I recently accompanied my mother to a hospital where she wanted to return a hand-held pincer, never used, that had been given to my father two weeks prior. He’d had back surgery and the device was one of the many accessories the physical therapist had offered (at a dear cost) for my dad to take home. He’d gotten by without opening the plastic wrapper on the pincer and my mother wanted a credit for its return. We stood for five minutes at a counter waiting for one of the four receptionists to acknowledge our presence. They were gabbing among themselves, never looking up even though they’d gotten our scent. Only one of the four was actively doing what would be called hospital work as she scheduled another woman at the counter for a return visit. In private industry, even a really seriously customer-service-oriented industry, the scheduling could have been accomplished in less than 2 minutes by one individual. Overlaid by the co-workers chatter about the upcoming weekend, it consumed four of them, at a cost passed along to all patients.

A physical therapist passing by stopped to ask if we’d been helped. She was the one to explain to my mother that the hospital would not accept the pincer back, but that my mother could drive to the hospital wares outlet 12 miles east to return it…if she called first.

My second visit to a hospital this quarter was to accompany my son who’d suffered what I had determined was whiplash from the rollercoaster. Because he is my grown son, he didn’t want to take my advice about seeking a medical opinion soon after the night at the amusement park. Because he’s my grown son who I happen to work with, I ended up being in the office with him when he displayed symptoms that could be confused with a heart attack. Turns out, the emergency room physician diagnosed whiplash.

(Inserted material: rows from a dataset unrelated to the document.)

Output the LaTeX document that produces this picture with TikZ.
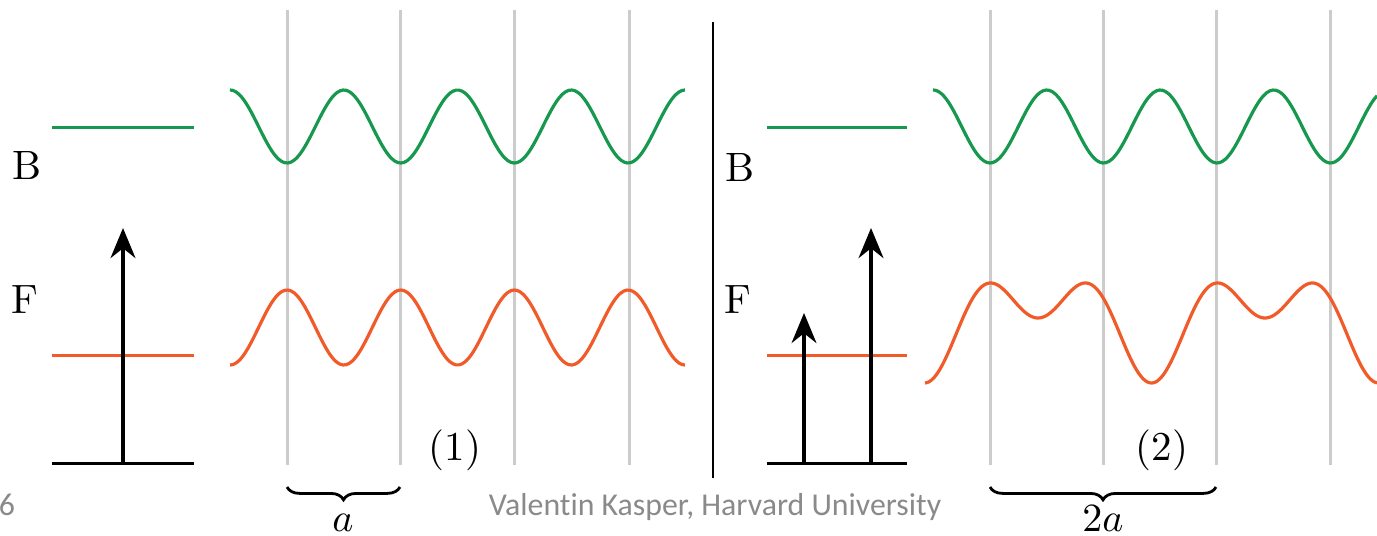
\documentclass[tikz,border=0pt]{standalone}
\usepackage{fontspec}
\newfontfamily\footfont[Ligatures=NoCommon]{Carlito}
\usepackage{tikz}
\usetikzlibrary{arrows.meta,decorations.pathreplacing}
\definecolor{lvgreen}{HTML}{16994F}
\definecolor{lvorange}{HTML}{F15A29}
\definecolor{lvgrid}{HTML}{CCCCCC}
\definecolor{lvfoot}{HTML}{8A8A8A}

\begin{document}
\begin{tikzpicture}[x=0.25pt,y=-0.25pt,
  lvl/.style={line width=0.75pt},
  wave/.style={line width=0.8pt,smooth},
  gridline/.style={lvgrid,line width=0.75pt},
  arr/.style={-{Stealth[length=7.5pt,width=6.2pt]},line width=1pt},
  lab/.style={font=\fontsize{10.25}{12}\selectfont,inner sep=0pt},
  brc/.style={decorate,decoration={brace,mirror,amplitude=3.2pt},line width=0.7pt},
  foot/.style={font=\footfont\fontsize{7.95}{10}\selectfont,text=lvfoot,inner sep=0pt}]
  \useasboundingbox (0,0) rectangle (1377,535);

  % lattice sites
  \foreach \gx in {287,400,514,629,990,1103,1216,1330}
    \draw[gridline] (\gx,10) -- (\gx,465);
  \draw[line width=0.5pt] (713,22) -- (713,478);

  % (1) single frequency
  \draw[lvl,lvgreen] (52,127) -- (194,127);
  \draw[lvl,lvorange] (52,355) -- (194,355);
  \draw[lvl] (52,463) -- (194,463);
  \coordinate (base1) at (123,463);
  \coordinate (top1) at (123,228);
  \draw[arr] (base1) -- (top1);
  \node[lab] (b1) at (27,165) {B};
  \node[lab] (f1) at (25,300) {F};
  \draw[wave,lvgreen,domain=230:685,samples=150]
    plot (\x,{126.5+36.5*cos((\x-287)/113.7*360)});
  \draw[wave,lvorange,domain=230:685,samples=150]
    plot (\x,{327.5-37.5*cos((\x-287)/113.7*360)});
  \node[lab] (n1) at (455,450) {(1)};
  \coordinate (s1) at (287,487);
  \coordinate (e1) at (400,487);
  \draw[brc] (s1) -- (e1);
  \node[lab,anchor=base] (a1) at (343,531) {$a$};

  % (2) two frequencies
  \draw[lvl,lvgreen] (767,127) -- (907,127);
  \draw[lvl,lvorange] (767,355) -- (907,355);
  \draw[lvl] (767,463) -- (907,463);
  \coordinate (base2) at (804,463);
  \coordinate (top2) at (804,313);
  \coordinate (base3) at (871,463);
  \coordinate (top3) at (871,228);
  \draw[arr,line width=0.85pt] (base2) -- (top2);
  \draw[arr] (base3) -- (top3);
  \node[lab] (b2) at (740,167) {B};
  \node[lab] (f2) at (738,300) {F};
  \draw[wave,lvgreen,domain=933:1377,samples=150]
    plot (\x,{126.5+36.5*cos((\x-990)/113.5*360)});
  \draw[wave,lvorange,domain=925:1377,samples=200]
    plot (\x,{318.8+31.7*cos((\x-1038)/227*720)-32.5*cos((\x-1038)/227*360)});
  \node[lab] (n2) at (1162,450) {(2)};
  \coordinate (s2) at (990,487);
  \coordinate (e2) at (1216,487);
  \draw[brc] (s2) -- (e2);
  \node[lab,anchor=base] (a2) at (1103,531) {$2a$};

  \node[foot,anchor=base] (pg) at (7,515) {6};
  \node[foot,anchor=base] (cred) at (715,515) {Valentin Kasper, Harvard University};
\end{tikzpicture}
\end{document}
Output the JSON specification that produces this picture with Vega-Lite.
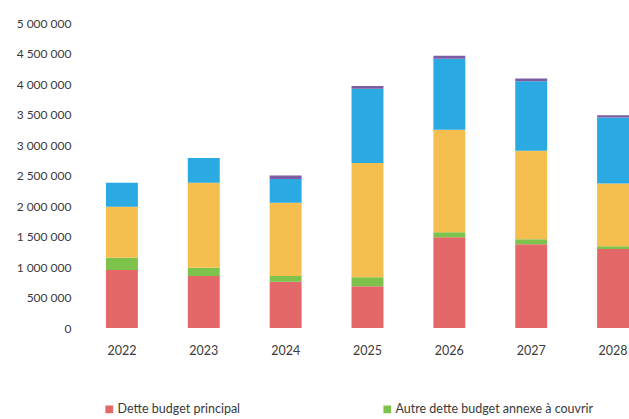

One CAT scan and shot of muscle relaxant in the arm later, the ER doc prescribed pain killers and rest for a few days. I was the one to go to the pharmacy…no dispensing out of the emergency room. I was also the one to open the mail the day the invoice for the ER visit showed up—all $8,000+ of it. With insurance, it was just $2,500…still too much, in my opinion.

So what is the media’s responsibility in all this talk-talk about health care insurance? My opinion is that that responsibility is in telling the whole story…not just the shiny parts, like a silver balloon headed skyward.